2008 Sugihara Chiune and the Visas to Save Lives
Source: The Asia-Pacific Journal | Japan Focus Volume 6 | Issue 1 | Article ID 2640 | Jan 01, 2008
Mit freundlicher Erlaubnis von Japan Focus
Sugihara Chiune and the Visas to Save Lives:
Assessing the Efforts to Memorialize a Japanese Hero
After serving as a Japanese diplomat in Asia and Europe during the first half of the 20th century—helping negotiate with the Soviet Union to purchase the North Manchurian Railroad, saving thousands of Jews from the hands of the Nazis in Lithuania, and being interned in the Soviet Union for a year at the end of World War II—Sugihara Chiune was told by his superiors to resign from the Japanese Foreign Service in 1947.

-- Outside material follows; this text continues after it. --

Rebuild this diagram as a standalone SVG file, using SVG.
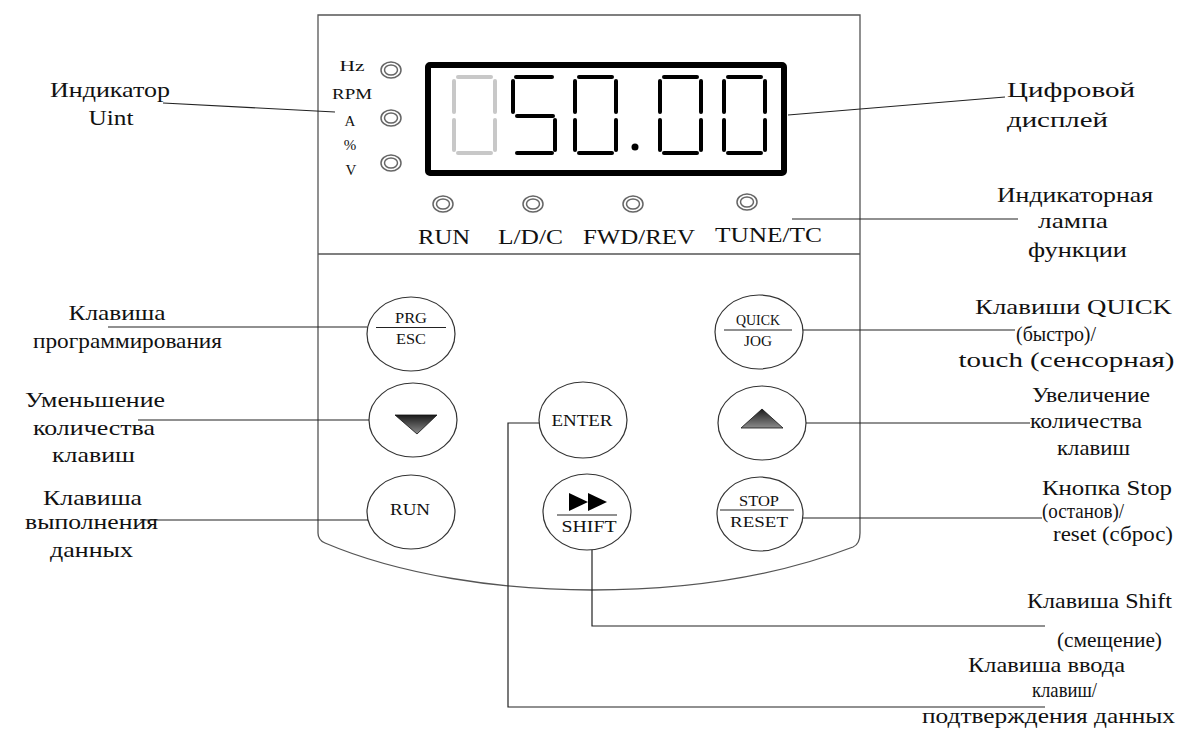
<svg xmlns="http://www.w3.org/2000/svg" xmlns:xlink="http://www.w3.org/1999/xlink" width="1177" height="734" viewBox="0 0 1177 734">
<style>
text{font-family:"Liberation Serif","Times New Roman","DejaVu Serif",serif;fill:#111;text-anchor:middle}
.lbl{font-size:21px}
.ind{font-size:15px}
.lt{font-size:20px}
.bt{font-size:15px}
.bt2{font-size:16px}
.panel{fill:none;stroke:#555;stroke-width:1.3}
.btn{fill:#fff;stroke:#333;stroke-width:1.2}
.frac{stroke:#222;stroke-width:1.2}
.lamp ellipse{fill:#fff;stroke:#666;stroke-width:1.5}
.seg{stroke-width:4;stroke-linecap:round;fill:none}
#connectors path{fill:none;stroke:#222;stroke-width:1.2}
</style>
<defs>
<linearGradient id="tri" x1="0" y1="0" x2="0" y2="1">
<stop offset="0" stop-color="#1a1a1a"/>
<stop offset="1" stop-color="#8c8c8c"/>
</linearGradient>
<g id="dig0" class="seg">
<line x1="6" y1="77" x2="39" y2="77"/>
<line x1="2" y1="81" x2="2" y2="112"/>
<line x1="43" y1="81" x2="43" y2="112"/>
<line x1="2" y1="120" x2="2" y2="150"/>
<line x1="43" y1="120" x2="43" y2="150"/>
<line x1="6" y1="153" x2="39" y2="153"/>
</g>
<g id="dig5" class="seg">
<line x1="4" y1="77" x2="40" y2="77"/>
<line x1="1" y1="81" x2="1" y2="112"/>
<line x1="5" y1="116" x2="41" y2="116"/>
<line x1="43" y1="120" x2="43" y2="150"/>
<line x1="5" y1="153" x2="40" y2="153"/>
</g>
<g id="lampShape" class="lamp">
<ellipse cx="0" cy="0" rx="10" ry="8"/>
<ellipse cx="0" cy="0" rx="6.5" ry="5"/>
</g>
</defs>
<rect width="1177" height="734" fill="#fff"/>

<g id="panel">
<path class="panel" d="M318,15 H860 V533 Q860,544 853,547 C780,575 690,590 592,590 C500,590 400,575 325,543 Q318,540 318,533 Z"/>
<line class="panel" x1="318" y1="254" x2="860" y2="254"/>
</g>

<g id="unit-indicators">
<text class="ind" x="352" y="71" textLength="25" lengthAdjust="spacingAndGlyphs">Hz</text>
<text class="ind" x="352" y="99" textLength="40" lengthAdjust="spacingAndGlyphs">RPM</text>
<text class="ind" x="350" y="126">A</text>
<text class="ind" x="350" y="150">%</text>
<text class="ind" x="351" y="175">V</text>
<use href="#lampShape" x="391" y="70"/>
<use href="#lampShape" x="391" y="118"/>
<use href="#lampShape" x="391" y="163"/>
</g>

<g id="display">
<rect x="428" y="65" width="356" height="108" rx="2" fill="#fff" stroke="#000" stroke-width="6"/>
<use href="#dig0" x="452" stroke="#c8c8c8"/>
<use href="#dig5" x="512" stroke="#000"/>
<use href="#dig0" x="573" stroke="#000"/>
<circle cx="635" cy="147" r="3.5" fill="#000"/>
<use href="#dig0" x="658" stroke="#000"/>
<use href="#dig0" x="722" stroke="#000"/>
</g>

<g id="function-lamps">
<use href="#lampShape" x="443" y="204"/>
<use href="#lampShape" x="533" y="204"/>
<use href="#lampShape" x="633" y="204"/>
<use href="#lampShape" x="747" y="202"/>
<text class="lt" x="444" y="244" textLength="52" lengthAdjust="spacingAndGlyphs">RUN</text>
<text class="lt" x="530.5" y="244" textLength="65" lengthAdjust="spacingAndGlyphs">L/D/C</text>
<text class="lt" x="639" y="244" textLength="112" lengthAdjust="spacingAndGlyphs">FWD/REV</text>
<text class="lt" x="768.5" y="242" textLength="107" lengthAdjust="spacingAndGlyphs">TUNE/TC</text>
</g>

<g id="btn-prg">
<ellipse class="btn" cx="411" cy="334" rx="44" ry="37"/>
<text class="bt" x="411" y="323" textLength="32" lengthAdjust="spacingAndGlyphs">PRG</text>
<line class="frac" x1="376" y1="327.5" x2="446" y2="327.5"/>
<text class="bt" x="411" y="344" textLength="30" lengthAdjust="spacingAndGlyphs">ESC</text>
</g>
<g id="btn-quick">
<ellipse class="btn" cx="759" cy="332" rx="44" ry="37"/>
<text class="bt" x="758" y="325" textLength="44" lengthAdjust="spacingAndGlyphs">QUICK</text>
<line class="frac" x1="724" y1="330" x2="792" y2="330"/>
<text class="bt" x="758" y="346" textLength="28" lengthAdjust="spacingAndGlyphs">JOG</text>
</g>
<g id="btn-down">
<ellipse class="btn" cx="413" cy="420" rx="44" ry="37"/>
<polygon points="395,415 437,415 417,434" fill="url(#tri)" stroke="#111" stroke-width="0.8"/>
</g>
<g id="btn-enter">
<ellipse class="btn" cx="583" cy="420" rx="44" ry="38"/>
<text class="bt2" x="582" y="426" textLength="61" lengthAdjust="spacingAndGlyphs">ENTER</text>
</g>
<g id="btn-up">
<ellipse class="btn" cx="762" cy="423" rx="44" ry="37"/>
<polygon points="741,428 783,428 762,409" fill="url(#tri)" stroke="#111" stroke-width="0.8"/>
</g>
<g id="btn-run">
<ellipse class="btn" cx="411" cy="512" rx="44" ry="37"/>
<text class="bt2" x="410" y="515" textLength="40" lengthAdjust="spacingAndGlyphs">RUN</text>
</g>
<g id="btn-shift">
<ellipse class="btn" cx="587" cy="512" rx="44" ry="38"/>
<polygon points="569,493 588,502 569,511" fill="#000"/>
<polygon points="588,493 607,502 588,511" fill="#000"/>
<line class="frac" x1="557" y1="515" x2="617" y2="515"/>
<text class="bt2" x="589" y="532" textLength="55" lengthAdjust="spacingAndGlyphs">SHIFT</text>
</g>
<g id="btn-stop">
<ellipse class="btn" cx="760" cy="514" rx="43" ry="37"/>
<text class="bt" x="759" y="506" textLength="40" lengthAdjust="spacingAndGlyphs">STOP</text>
<line class="frac" x1="720" y1="510" x2="794" y2="510"/>
<text class="bt" x="759" y="527" textLength="58" lengthAdjust="spacingAndGlyphs">RESET</text>
</g>

<g id="connectors">
<path d="M163,103 L335,112"/>
<path d="M788,115 L1005,97"/>
<path d="M792,219 H1018"/>
<path d="M108,327 H367"/>
<path d="M803,330 H1015"/>
<path d="M138,420 H369"/>
<path d="M806,423 H1030"/>
<path d="M539,423 H508 V707 H1045"/>
<path d="M140,520 H368"/>
<path d="M803,518 H1042"/>
<path d="M592,550 V626 H1045"/>
</g>

<g id="label-unit">
<text class="lbl" x="110" y="97" textLength="120" lengthAdjust="spacingAndGlyphs">Индикатор</text>
<text class="lbl" x="111" y="125" textLength="45" lengthAdjust="spacingAndGlyphs">Uint</text>
</g>
<g id="label-prg">
<text class="lbl" x="117" y="320" textLength="97" lengthAdjust="spacingAndGlyphs">Клавиша</text>
<text class="lbl" x="127.5" y="348" textLength="189" lengthAdjust="spacingAndGlyphs">программирования</text>
</g>
<g id="label-down">
<text class="lbl" x="95" y="407" textLength="140" lengthAdjust="spacingAndGlyphs">Уменьшение</text>
<text class="lbl" x="94" y="435" textLength="122" lengthAdjust="spacingAndGlyphs">количества</text>
<text class="lbl" x="93.5" y="462" textLength="83" lengthAdjust="spacingAndGlyphs">клавиш</text>
</g>
<g id="label-run">
<text class="lbl" x="92.5" y="505" textLength="99" lengthAdjust="spacingAndGlyphs">Клавиша</text>
<text class="lbl" x="91.5" y="529" textLength="133" lengthAdjust="spacingAndGlyphs">выполнения</text>
<text class="lbl" x="91.5" y="557" textLength="83" lengthAdjust="spacingAndGlyphs">данных</text>
</g>
<g id="label-display">
<text class="lbl" x="1071" y="97" textLength="128" lengthAdjust="spacingAndGlyphs">Цифровой</text>
<text class="lbl" x="1057.5" y="127" textLength="101" lengthAdjust="spacingAndGlyphs">дисплей</text>
</g>
<g id="label-lamp">
<text class="lbl" x="1075" y="202" textLength="156" lengthAdjust="spacingAndGlyphs">Индикаторная</text>
<text class="lbl" x="1073" y="228" textLength="70" lengthAdjust="spacingAndGlyphs">лампа</text>
<text class="lbl" x="1077.5" y="257" textLength="99" lengthAdjust="spacingAndGlyphs">функции</text>
</g>
<g id="label-quick">
<text class="lbl" x="1073.5" y="314" textLength="197" lengthAdjust="spacingAndGlyphs">Клавиши QUICK</text>
<text class="lbl" x="1056" y="341" textLength="80" lengthAdjust="spacingAndGlyphs">(быстро)/</text>
<text class="lbl" x="1066.5" y="367" textLength="216" lengthAdjust="spacingAndGlyphs">touch (сенсорная)</text>
</g>
<g id="label-up">
<text class="lbl" x="1091" y="402" textLength="118" lengthAdjust="spacingAndGlyphs">Увеличение</text>
<text class="lbl" x="1086" y="428" textLength="112" lengthAdjust="spacingAndGlyphs">количества</text>
<text class="lbl" x="1093.5" y="455" textLength="73" lengthAdjust="spacingAndGlyphs">клавиш</text>
</g>
<g id="label-stop">
<text class="lbl" x="1107" y="495" textLength="130" lengthAdjust="spacingAndGlyphs">Кнопка Stop</text>
<text class="lbl" x="1083" y="518" textLength="82" lengthAdjust="spacingAndGlyphs">(останов)/</text>
<text class="lbl" x="1113" y="541" textLength="120" lengthAdjust="spacingAndGlyphs">reset (сброс)</text>
</g>
<g id="label-shift">
<text class="lbl" x="1099.5" y="608" textLength="145" lengthAdjust="spacingAndGlyphs">Клавиша Shift</text>
<text class="lbl" x="1109.5" y="647" textLength="105" lengthAdjust="spacingAndGlyphs">(смещение)</text>
</g>
<g id="label-enter">
<text class="lbl" x="1046.5" y="672" textLength="157" lengthAdjust="spacingAndGlyphs">Клавиша ввода</text>
<text class="lbl" x="1064.5" y="697" textLength="65" lengthAdjust="spacingAndGlyphs">клавиш/</text>
<text class="lbl" x="1048.5" y="723" textLength="253" lengthAdjust="spacingAndGlyphs">подтверждения данных</text>
</g>
</svg>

Following his resignation, he worked for a trading company in Japan and subsequently in the Soviet Union, while keeping the memory of his past to himself. The postwar Japanese state too has subsequently kept his memory out of the official record. (The purchase of the Manchurian railroad, which is inscribed in the records, contains no mention of Sugihara.) One of the first stories about Sugihara to appear in the Japanese press was published in 1968, right after he was tracked down by Jehoshua Nishri, attaché at the Israeli Embassy in Tokyo and one of the beneficiaries of Sugihara’s acts. The national daily Asahi Shimbun reported that Israel had offered a full scholarship to Sugihara’s fourth son, Nobuki, to study at the Hebrew University in Jerusalem, and told at length how Sugihara had saved Jewish refugees during the war (Asahi Shimbun, August, 2, 1968). But such coverage was rare, and resulted in no initiative to commemorate Sugihara or his actions in Japan. Sugihara Chiune departed this world (July 31, 1986) for the most part in the way he came into it (January 1, 1900)—unknown to most of his countrymen. Much of what is known about him today in Japan was told after his death by his wife Yukiko, and his eldest son, Hiroki. Yukiko published a memoir in 1990. Choosing the title Rokusen nin no inochi no biza (Visas to save the lives of 6,000 people), she was determined that her late husband would be remembered in Japan for his acts to save Jews during World War II.